Exercise directions
Omit all pictures, then retype the data exactly as given.

Data lines

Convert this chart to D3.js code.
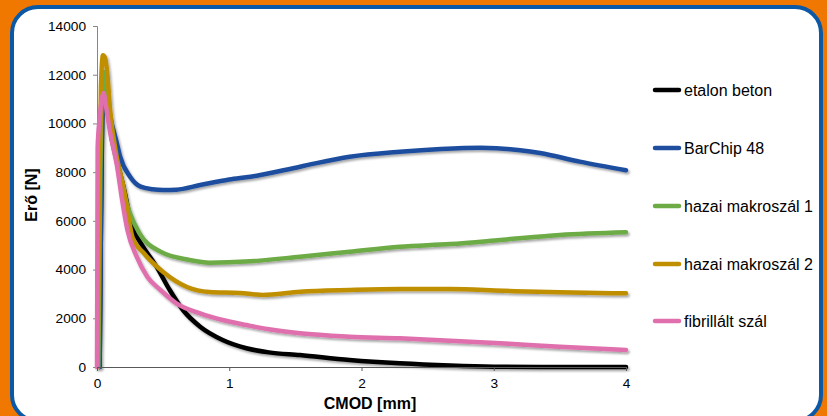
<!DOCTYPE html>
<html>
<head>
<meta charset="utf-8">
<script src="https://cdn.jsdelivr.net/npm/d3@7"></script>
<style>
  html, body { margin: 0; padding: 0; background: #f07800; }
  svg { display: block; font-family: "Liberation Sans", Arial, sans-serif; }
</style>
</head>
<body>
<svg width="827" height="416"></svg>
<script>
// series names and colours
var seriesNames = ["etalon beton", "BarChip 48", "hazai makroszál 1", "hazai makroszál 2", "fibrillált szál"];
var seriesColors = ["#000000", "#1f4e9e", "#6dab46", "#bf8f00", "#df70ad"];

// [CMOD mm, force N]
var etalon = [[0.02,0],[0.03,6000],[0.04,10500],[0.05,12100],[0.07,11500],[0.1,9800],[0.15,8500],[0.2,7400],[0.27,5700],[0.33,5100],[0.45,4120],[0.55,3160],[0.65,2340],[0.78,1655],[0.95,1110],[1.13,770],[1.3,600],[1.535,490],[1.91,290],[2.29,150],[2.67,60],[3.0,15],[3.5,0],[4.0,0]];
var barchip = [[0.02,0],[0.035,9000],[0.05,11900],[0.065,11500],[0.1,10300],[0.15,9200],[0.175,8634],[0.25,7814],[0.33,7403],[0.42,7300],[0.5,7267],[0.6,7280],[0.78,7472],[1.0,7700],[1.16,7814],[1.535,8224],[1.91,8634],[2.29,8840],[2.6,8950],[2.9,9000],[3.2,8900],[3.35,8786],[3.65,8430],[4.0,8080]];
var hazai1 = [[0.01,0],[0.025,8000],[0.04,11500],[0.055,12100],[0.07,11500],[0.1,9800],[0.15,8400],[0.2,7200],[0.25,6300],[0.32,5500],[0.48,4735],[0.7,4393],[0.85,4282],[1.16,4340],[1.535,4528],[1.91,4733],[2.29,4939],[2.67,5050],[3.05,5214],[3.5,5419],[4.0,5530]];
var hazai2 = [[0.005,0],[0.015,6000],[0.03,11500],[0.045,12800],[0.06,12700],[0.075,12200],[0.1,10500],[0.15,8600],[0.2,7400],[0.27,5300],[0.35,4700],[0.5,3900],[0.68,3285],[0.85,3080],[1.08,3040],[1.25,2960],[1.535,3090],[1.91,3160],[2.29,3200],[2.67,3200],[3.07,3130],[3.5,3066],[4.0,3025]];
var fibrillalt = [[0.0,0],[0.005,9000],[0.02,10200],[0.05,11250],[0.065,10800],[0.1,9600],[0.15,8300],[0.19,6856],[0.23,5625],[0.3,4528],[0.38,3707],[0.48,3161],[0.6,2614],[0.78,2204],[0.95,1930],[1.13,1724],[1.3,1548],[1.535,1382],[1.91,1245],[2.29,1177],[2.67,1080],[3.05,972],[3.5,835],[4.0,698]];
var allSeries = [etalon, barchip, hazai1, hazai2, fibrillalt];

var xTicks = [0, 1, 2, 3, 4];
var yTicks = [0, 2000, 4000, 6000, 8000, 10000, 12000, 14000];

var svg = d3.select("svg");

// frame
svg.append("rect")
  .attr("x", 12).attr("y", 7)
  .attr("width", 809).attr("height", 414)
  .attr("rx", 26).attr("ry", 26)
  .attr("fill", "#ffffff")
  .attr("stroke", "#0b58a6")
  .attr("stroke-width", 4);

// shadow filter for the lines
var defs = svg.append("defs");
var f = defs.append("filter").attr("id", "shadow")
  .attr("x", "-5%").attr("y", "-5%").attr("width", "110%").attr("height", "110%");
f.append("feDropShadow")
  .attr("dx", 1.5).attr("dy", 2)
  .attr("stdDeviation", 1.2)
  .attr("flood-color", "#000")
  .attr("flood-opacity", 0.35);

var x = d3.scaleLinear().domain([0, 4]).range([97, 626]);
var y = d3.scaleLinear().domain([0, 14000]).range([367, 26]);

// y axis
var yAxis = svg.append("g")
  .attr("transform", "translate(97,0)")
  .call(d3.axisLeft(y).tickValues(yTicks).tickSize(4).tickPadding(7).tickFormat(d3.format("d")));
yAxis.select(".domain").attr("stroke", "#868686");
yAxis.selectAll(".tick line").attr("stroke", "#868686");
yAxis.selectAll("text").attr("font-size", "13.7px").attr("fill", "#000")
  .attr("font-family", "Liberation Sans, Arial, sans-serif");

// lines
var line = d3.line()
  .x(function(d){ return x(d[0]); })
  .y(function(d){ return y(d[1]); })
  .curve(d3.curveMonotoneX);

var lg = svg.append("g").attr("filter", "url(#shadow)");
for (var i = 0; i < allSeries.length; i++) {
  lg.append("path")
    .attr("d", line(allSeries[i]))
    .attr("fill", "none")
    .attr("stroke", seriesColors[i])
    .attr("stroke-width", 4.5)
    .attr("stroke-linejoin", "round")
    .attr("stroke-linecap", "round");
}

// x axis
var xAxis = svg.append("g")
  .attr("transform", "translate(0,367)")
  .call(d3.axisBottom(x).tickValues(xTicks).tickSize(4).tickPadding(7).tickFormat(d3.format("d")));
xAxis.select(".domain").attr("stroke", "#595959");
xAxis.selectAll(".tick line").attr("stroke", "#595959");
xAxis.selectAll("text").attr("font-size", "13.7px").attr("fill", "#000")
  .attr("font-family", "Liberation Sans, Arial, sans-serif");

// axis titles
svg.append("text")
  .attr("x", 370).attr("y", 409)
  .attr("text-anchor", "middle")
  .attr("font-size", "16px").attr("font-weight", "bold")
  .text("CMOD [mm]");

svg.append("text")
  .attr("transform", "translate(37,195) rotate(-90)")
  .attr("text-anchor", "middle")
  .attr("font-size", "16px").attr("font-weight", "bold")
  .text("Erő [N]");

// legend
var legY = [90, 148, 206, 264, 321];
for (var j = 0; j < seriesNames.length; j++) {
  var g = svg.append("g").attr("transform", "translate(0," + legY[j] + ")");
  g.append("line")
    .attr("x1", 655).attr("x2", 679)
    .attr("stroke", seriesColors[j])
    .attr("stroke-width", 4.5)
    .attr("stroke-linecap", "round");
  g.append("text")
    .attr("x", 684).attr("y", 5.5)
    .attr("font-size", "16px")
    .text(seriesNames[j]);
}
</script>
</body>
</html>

Exercise result
Convert this chart to D3.js code.
<!DOCTYPE html>
<html>
<head>
<meta charset="utf-8">
<script src="https://cdn.jsdelivr.net/npm/d3@7"></script>
<style>
  html, body { margin: 0; padding: 0; background: #f07800; }
  svg { display: block; font-family: "Liberation Sans", Arial, sans-serif; }
</style>
</head>
<body>
<svg width="827" height="416"></svg>
<script>
// series names and colours
var seriesNames = ["etalon beton", "BarChip 48", "hazai makroszál 1", "hazai makroszál 2", "fibrillált szál"];
var seriesColors = ["#000000", "#1f4e9e", "#6dab46", "#bf8f00", "#df70ad"];

// [CMOD mm, force N]
var etalon = [[0.02,0],[0.03,6000],[0.04,10500],[0.05,12100],[0.07,11500],[0.1,9800],[0.15,8500],[0.2,7400],[0.27,5700],[0.33,5100],[0.45,4120],[0.55,3160],[0.65,2340],[0.78,1655],[0.95,1110],[1.13,770],[1.3,600],[1.535,490],[1.91,290],[2.29,150],[2.67,60],[3.0,15],[3.5,0],[4.0,0]];
var barchip = [[0.02,0],[0.035,9000],[0.05,11900],[0.065,11500],[0.1,10300],[0.15,9200],[0.175,8634],[0.25,7814],[0.33,7403],[0.42,7300],[0.5,7267],[0.6,7280],[0.78,7472],[1.0,7700],[1.16,7814],[1.535,8224],[1.91,8634],[2.29,8840],[2.6,8950],[2.9,9000],[3.2,8900],[3.35,8786],[3.65,8430],[4.0,8080]];
var hazai1 = [[0.01,0],[0.025,8000],[0.04,11500],[0.055,12100],[0.07,11500],[0.1,9800],[0.15,8400],[0.2,7200],[0.25,6300],[0.32,5500],[0.48,4735],[0.7,4393],[0.85,4282],[1.16,4340],[1.535,4528],[1.91,4733],[2.29,4939],[2.67,5050],[3.05,5214],[3.5,5419],[4.0,5530]];
var hazai2 = [[0.005,0],[0.015,6000],[0.03,11500],[0.045,12800],[0.06,12700],[0.075,12200],[0.1,10500],[0.15,8600],[0.2,7400],[0.27,5300],[0.35,4700],[0.5,3900],[0.68,3285],[0.85,3080],[1.08,3040],[1.25,2960],[1.535,3090],[1.91,3160],[2.29,3200],[2.67,3200],[3.07,3130],[3.5,3066],[4.0,3025]];
var fibrillalt = [[0.0,0],[0.005,9000],[0.02,10200],[0.05,11250],[0.065,10800],[0.1,9600],[0.15,8300],[0.19,6856],[0.23,5625],[0.3,4528],[0.38,3707],[0.48,3161],[0.6,2614],[0.78,2204],[0.95,1930],[1.13,1724],[1.3,1548],[1.535,1382],[1.91,1245],[2.29,1177],[2.67,1080],[3.05,972],[3.5,835],[4.0,698]];
var allSeries = [etalon, barchip, hazai1, hazai2, fibrillalt];

var xTicks = [0, 1, 2, 3, 4];
var yTicks = [0, 2000, 4000, 6000, 8000, 10000, 12000, 14000];

var svg = d3.select("svg");

// frame
svg.append("rect")
  .attr("x", 12).attr("y", 7)
  .attr("width", 809).attr("height", 414)
  .attr("rx", 26).attr("ry", 26)
  .attr("fill", "#ffffff")
  .attr("stroke", "#0b58a6")
  .attr("stroke-width", 4);

// shadow filter for the lines
var defs = svg.append("defs");
var f = defs.append("filter").attr("id", "shadow")
  .attr("x", "-5%").attr("y", "-5%").attr("width", "110%").attr("height", "110%");
f.append("feDropShadow")
  .attr("dx", 1.5).attr("dy", 2)
  .attr("stdDeviation", 1.2)
  .attr("flood-color", "#000")
  .attr("flood-opacity", 0.35);

var x = d3.scaleLinear().domain([0, 4]).range([97, 626]);
var y = d3.scaleLinear().domain([0, 14000]).range([367, 26]);

// y axis
var yAxis = svg.append("g")
  .attr("transform", "translate(97,0)")
  .call(d3.axisLeft(y).tickValues(yTicks).tickSize(4).tickPadding(7).tickFormat(d3.format("d")));
yAxis.select(".domain").attr("stroke", "#868686");
yAxis.selectAll(".tick line").attr("stroke", "#868686");
yAxis.selectAll("text").attr("font-size", "13.7px").attr("fill", "#000")
  .attr("font-family", "Liberation Sans, Arial, sans-serif");

// lines
var line = d3.line()
  .x(function(d){ return x(d[0]); })
  .y(function(d){ return y(d[1]); })
  .curve(d3.curveMonotoneX);

var lg = svg.append("g").attr("filter", "url(#shadow)");
for (var i = 0; i < allSeries.length; i++) {
  lg.append("path")
    .attr("d", line(allSeries[i]))
    .attr("fill", "none")
    .attr("stroke", seriesColors[i])
    .attr("stroke-width", 4.5)
    .attr("stroke-linejoin", "round")
    .attr("stroke-linecap", "round");
}

// x axis
var xAxis = svg.append("g")
  .attr("transform", "translate(0,367)")
  .call(d3.axisBottom(x).tickValues(xTicks).tickSize(4).tickPadding(7).tickFormat(d3.format("d")));
xAxis.select(".domain").attr("stroke", "#595959");
xAxis.selectAll(".tick line").attr("stroke", "#595959");
xAxis.selectAll("text").attr("font-size", "13.7px").attr("fill", "#000")
  .attr("font-family", "Liberation Sans, Arial, sans-serif");

// axis titles
svg.append("text")
  .attr("x", 370).attr("y", 409)
  .attr("text-anchor", "middle")
  .attr("font-size", "16px").attr("font-weight", "bold")
  .text("CMOD [mm]");

svg.append("text")
  .attr("transform", "translate(37,195) rotate(-90)")
  .attr("text-anchor", "middle")
  .attr("font-size", "16px").attr("font-weight", "bold")
  .text("Erő [N]");

// legend
var legY = [90, 148, 206, 264, 321];
for (var j = 0; j < seriesNames.length; j++) {
  var g = svg.append("g").attr("transform", "translate(0," + legY[j] + ")");
  g.append("line")
    .attr("x1", 655).attr("x2", 679)
    .attr("stroke", seriesColors[j])
    .attr("stroke-width", 4.5)
    .attr("stroke-linecap", "round");
  g.append("text")
    .attr("x", 684).attr("y", 5.5)
    .attr("font-size", "16px")
    .text(seriesNames[j]);
}
</script>
</body>
</html>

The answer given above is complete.